**DATA SECTION**
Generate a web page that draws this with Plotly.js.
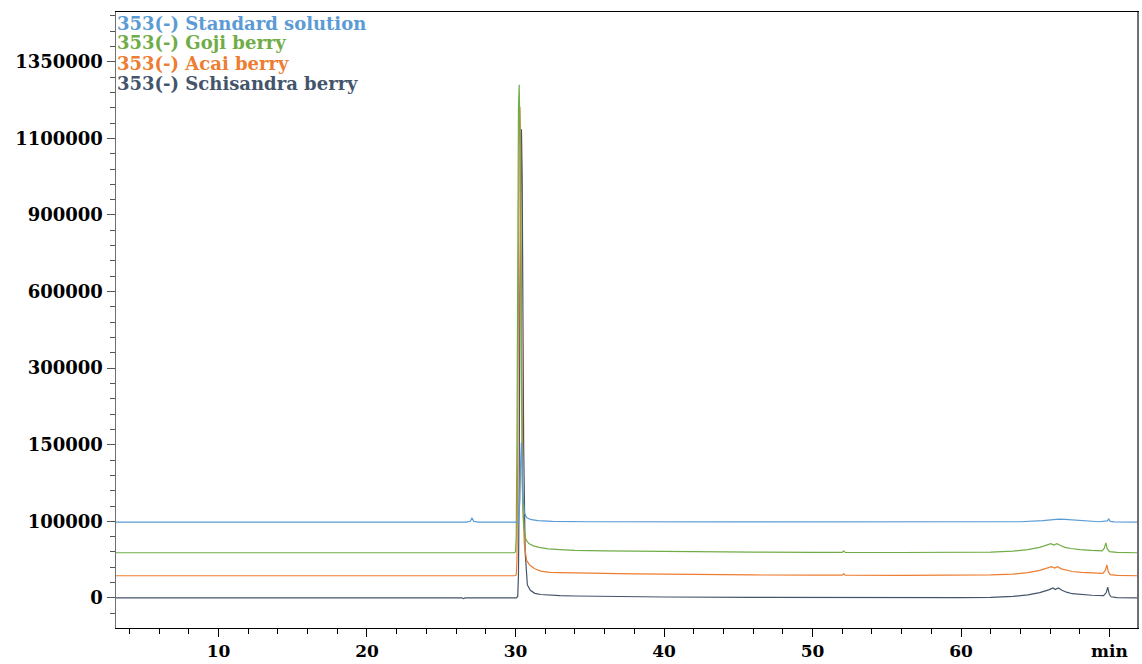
<!DOCTYPE html>
<html>
<head>
<meta charset="utf-8">
<script src="https://cdn.plot.ly/plotly-3.0.1.min.js"></script>
<style>html,body{margin:0;padding:0;background:#fff;}#chart{width:1142px;height:664px;}</style>
</head>
<body>
<div id="chart"></div>
<script>
// Series names and colours
const seriesNames = ["353(-) Standard solution", "353(-) Goji berry", "353(-) Acai berry", "353(-) Schisandra berry"];
const seriesColors = ["#5b9bd5", "#70ad47", "#ed7d31", "#44546a"];
// Stacking offsets (display units, one unit = one labelled tick step)
const baselineOffsets = [0.99, 0.59, 0.29, 0];

// Y tick labels as printed on the reference (equally spaced)
const yTickVals = [0, 1, 2, 3, 4, 5, 6, 7];
const yTickText = ["0", "100000", "150000", "300000", "600000", "900000", "1100000", "1350000"];
// X tick labels (retention time, min)
const xTickVals = [10, 20, 30, 40, 50, 60, 70];
const xTickText = ["10", "20", "30", "40", "50", "60", "min"];

// Standard solution
const stdTime = [3.1, 26.7, 26.95, 27.07, 27.2, 27.5, 30.2, 30.3, 30.35, 30.4, 30.45, 30.5, 30.6, 30.75, 31.0, 31.5, 32.5, 35, 45, 55, 60, 64, 65.5, 66.2, 66.6, 67.0, 67.6, 68.4, 69.3, 69.85, 69.95, 70.05, 70.3, 71.85];
const stdSignal = [0, 0, 0.01, 0.05, 0.01, 0, 0, 0.3, 0.8, 1.04, 0.75, 0.35, 0.12, 0.06, 0.035, 0.02, 0.01, 0.005, 0.003, 0, 0, 0.005, 0.02, 0.035, 0.04, 0.035, 0.025, 0.015, 0.005, 0.015, 0.04, 0.01, 0.003, 0];

// Goji berry
const gojiTime = [3.1, 29.9, 30.0, 30.05, 30.1, 30.15, 30.2, 30.25, 30.3, 30.35, 30.4, 30.45, 30.55, 30.7, 30.9, 31.2, 31.6, 32.2, 33, 34, 36, 38, 42, 46, 50, 52.0, 52.1, 52.2, 56, 60, 62, 63.5, 64.5, 65.3, 65.8, 66.05, 66.25, 66.45, 66.7, 67.0, 67.4, 68.0, 68.8, 69.5, 69.65, 69.75, 69.85, 70.0, 70.5, 71.85];
const gojiSignal = [0, 0, 0.01, 0.2, 1.5, 4.0, 5.8, 6.11, 5.5, 3.8, 2.0, 0.9, 0.35, 0.17, 0.12, 0.09, 0.07, 0.05, 0.04, 0.03, 0.025, 0.02, 0.012, 0.008, 0.005, 0.005, 0.025, 0.005, 0.003, 0.003, 0.008, 0.02, 0.04, 0.07, 0.1, 0.118, 0.1, 0.118, 0.095, 0.07, 0.055, 0.04, 0.03, 0.025, 0.06, 0.13, 0.05, 0.015, 0.005, 0];

// Acai berry
const acaiTime = [3.1, 29.95, 30.05, 30.1, 30.15, 30.2, 30.25, 30.3, 30.35, 30.4, 30.45, 30.5, 30.6, 30.75, 30.95, 31.3, 31.7, 32.3, 33, 34, 36, 38, 42, 46, 50, 52.0, 52.1, 52.2, 56, 60, 62, 63.5, 64.5, 65.3, 65.85, 66.1, 66.3, 66.5, 66.75, 67.1, 67.5, 68.1, 68.8, 69.55, 69.72, 69.82, 69.92, 70.05, 70.5, 71.85];
const acaiSignal = [0, 0, 0.01, 0.2, 1.5, 4.0, 5.8, 6.12, 5.5, 3.8, 2.0, 0.9, 0.4, 0.2, 0.14, 0.09, 0.06, 0.045, 0.04, 0.035, 0.03, 0.025, 0.015, 0.01, 0.008, 0.008, 0.025, 0.008, 0.005, 0.005, 0.01, 0.02, 0.04, 0.07, 0.1, 0.118, 0.1, 0.118, 0.09, 0.07, 0.055, 0.045, 0.035, 0.03, 0.07, 0.14, 0.05, 0.015, 0.005, 0];

// Schisandra berry
const schTime = [3.1, 26.4, 26.5, 26.6, 30.05, 30.15, 30.2, 30.25, 30.3, 30.35, 30.4, 30.45, 30.5, 30.55, 30.65, 30.8, 31.0, 31.3, 31.7, 32.3, 33, 34, 36, 40, 46, 50, 56, 60, 62, 63.5, 64.5, 65.3, 65.9, 66.2, 66.35, 66.55, 66.8, 67.1, 67.5, 68.1, 68.8, 69.6, 69.78, 69.88, 69.98, 70.1, 70.5, 71.85];
const schSignal = [0, 0, -0.01, 0, 0, 0.02, 0.3, 1.5, 4.0, 5.8, 6.12, 5.5, 3.8, 2.0, 0.6, 0.17, 0.1, 0.06, 0.045, 0.035, 0.03, 0.025, 0.02, 0.012, 0.008, 0.005, 0.003, 0.003, 0.008, 0.02, 0.04, 0.07, 0.105, 0.13, 0.11, 0.13, 0.1, 0.075, 0.055, 0.045, 0.035, 0.03, 0.07, 0.14, 0.05, 0.015, 0.005, 0];

const times = [stdTime, gojiTime, acaiTime, schTime];
const signals = [stdSignal, gojiSignal, acaiSignal, schSignal];

const FONT = "DejaVu Serif";

// draw order: bottom first so the standard sits on top like the reference
const order = [3, 2, 1, 0];
const traces = order.map(i => ({
  type: "scatter",
  mode: "lines",
  x: times[i],
  y: signals[i].map(v => v + baselineOffsets[i]),
  name: seriesNames[i],
  line: {color: seriesColors[i], width: 1.2},
  hoverinfo: "skip"
}));

const annotations = seriesNames.map((n, i) => ({
  xref: "paper", yref: "paper",
  x: 0, y: [0.982, 0.9497, 0.9172, 0.8847][i],
  xanchor: "left", yanchor: "middle",
  showarrow: false,
  text: n,
  font: {family: FONT, size: 18, color: seriesColors[i], weight: 700},
  borderpad: 0
}));

const layout = {
  width: 1142, height: 664,
  margin: {l: 116, r: 5, t: 12, b: 36},
  paper_bgcolor: "#ffffff", plot_bgcolor: "#ffffff",
  showlegend: false,
  xaxis: {
    range: [3.1, 71.85],
    tickmode: "array", tickvals: xTickVals, ticktext: xTickText,
    ticks: "outside", ticklen: 8, tickcolor: "#000", tickwidth: 1,
    minor: {dtick: 2, tick0: 0, ticks: "outside", ticklen: 5, tickcolor: "#000", showgrid: false},
    showgrid: false, zeroline: false,
    showline: true, linecolor: "#000", linewidth: 1, mirror: true,
    tickfont: {family: FONT, size: 17, color: "#000", weight: 700}
  },
  yaxis: {
    range: [-0.3925, 7.65],
    tickmode: "array", tickvals: yTickVals, ticktext: yTickText,
    ticks: "outside", ticklen: 8, tickcolor: "#555", tickwidth: 1,
    minor: {dtick: 0.2, tick0: 0, ticks: "outside", ticklen: 5, tickcolor: "#555", showgrid: false},
    showgrid: false, zeroline: false,
    showline: true, linecolor: "#6f6f6f", linewidth: 1.5, mirror: true,
    tickfont: {family: FONT, size: 18, color: "#000", weight: 700}
  },
  annotations: annotations
};

Plotly.newPlot("chart", traces, layout, {displayModeBar: false, staticPlot: true});
</script>
</body>
</html>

**STATED TASK**
Make an exact copy of the lines from the top of the material through the line with "const baselineOffsets = [0.99, 0.59, 0.29, 0];", pictures excluded.

**REPLY**
Generate a web page that draws this with Plotly.js.
<!DOCTYPE html>
<html>
<head>
<meta charset="utf-8">
<script src="https://cdn.plot.ly/plotly-3.0.1.min.js"></script>
<style>html,body{margin:0;padding:0;background:#fff;}#chart{width:1142px;height:664px;}</style>
</head>
<body>
<div id="chart"></div>
<script>
// Series names and colours
const seriesNames = ["353(-) Standard solution", "353(-) Goji berry", "353(-) Acai berry", "353(-) Schisandra berry"];
const seriesColors = ["#5b9bd5", "#70ad47", "#ed7d31", "#44546a"];
// Stacking offsets (display units, one unit = one labelled tick step)
const baselineOffsets = [0.99, 0.59, 0.29, 0];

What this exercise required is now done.